In recent years a growing empirical literature has found that small investor trading behavior can cause market prices to significantly and systematically deviate from their fundamental values. Using a large database of retail investor trades, Kumar and Lee (2006) show that small investors tend to buy (or sell) stocks in concert. Such systematic retail trading explains return comovements for stocks that are particularly costly to arbitrage.

Hvidkjaer (2008) and Barber, Odean and Zhu (2009) show that stocks with intense small-trader buying pressure tend to be overpriced and go through prolonged under performance in the future. Andrade, Chang and Seasholes (2006) document that weekly changes in margin holdings from individual investors are positively correlated with contemporaneous returns and negatively correlated with subsequent returns. Barber and Odean (2007) find that for stocks with high retail trader concentration, the aggregate buy-sell imbalance of individual investors for the stocks is related contemporaneously to their returns.

While there is accumulating evidence that small investor trading behavior can affect equilibrium market prices, there is less agreement on the specific market frictions that permit such deviations from fundamentals to persist. Barber, Odean and Zhu (2009)argue that the ability of small trades to predict future return is the strongest for the stocks with greatest idiosyncratic volatility. Barber et al. (2009) reason that stocks with high levels of IV are more difficult to arbitrage. As a result, those stocks tend to experience greater mispricing and should have stronger subsequent price reversals.

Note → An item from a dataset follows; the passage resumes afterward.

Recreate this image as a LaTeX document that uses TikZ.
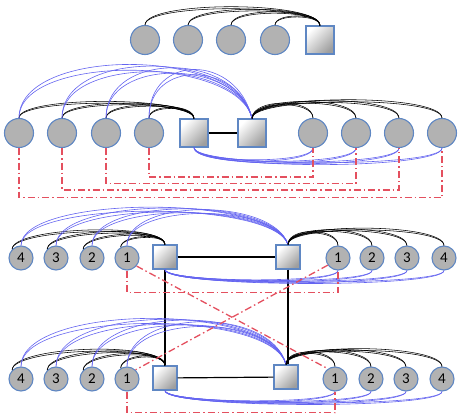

However, following Schleifer and Vishny (1997) and Barberis and Thaler (2003) we observe that a variety of different limits to arbitrage can potentially simultaneously explain such price anomalies. In this paper, we therefore expand the empirical investigation of Barber et al. (2009) to whether the persistence of the excess return generated by small investor trading behavior can be explained by a set of leading limitsto-arbitrage in a multivariate framework.

We follow Barberis and Thaler (2003) and consider the following dimensions of limits to arbitrage: illiquidity, the presence of short-sales constraints and high idiosyncratic volatility (IV). Each of these three measures has been previously identified, empirically, as playing a role in forming a barrier to efficient markets.

By examining different market frictions simultaneously, we can learn significantly more about the relationships between the various limits to arbitrage and excess returns generated by small investors. In particular, this extension will allow us to ask which limit(s) to arbitrage are the best predictors of excess returns generated by small trades. For example, by examining the effects jointly, we might find that a stock’s liquidity is far more important than any short-sales constraints. In this sense, our empirical investigation can provide a deeper perspective of the sources of persistent mispricing.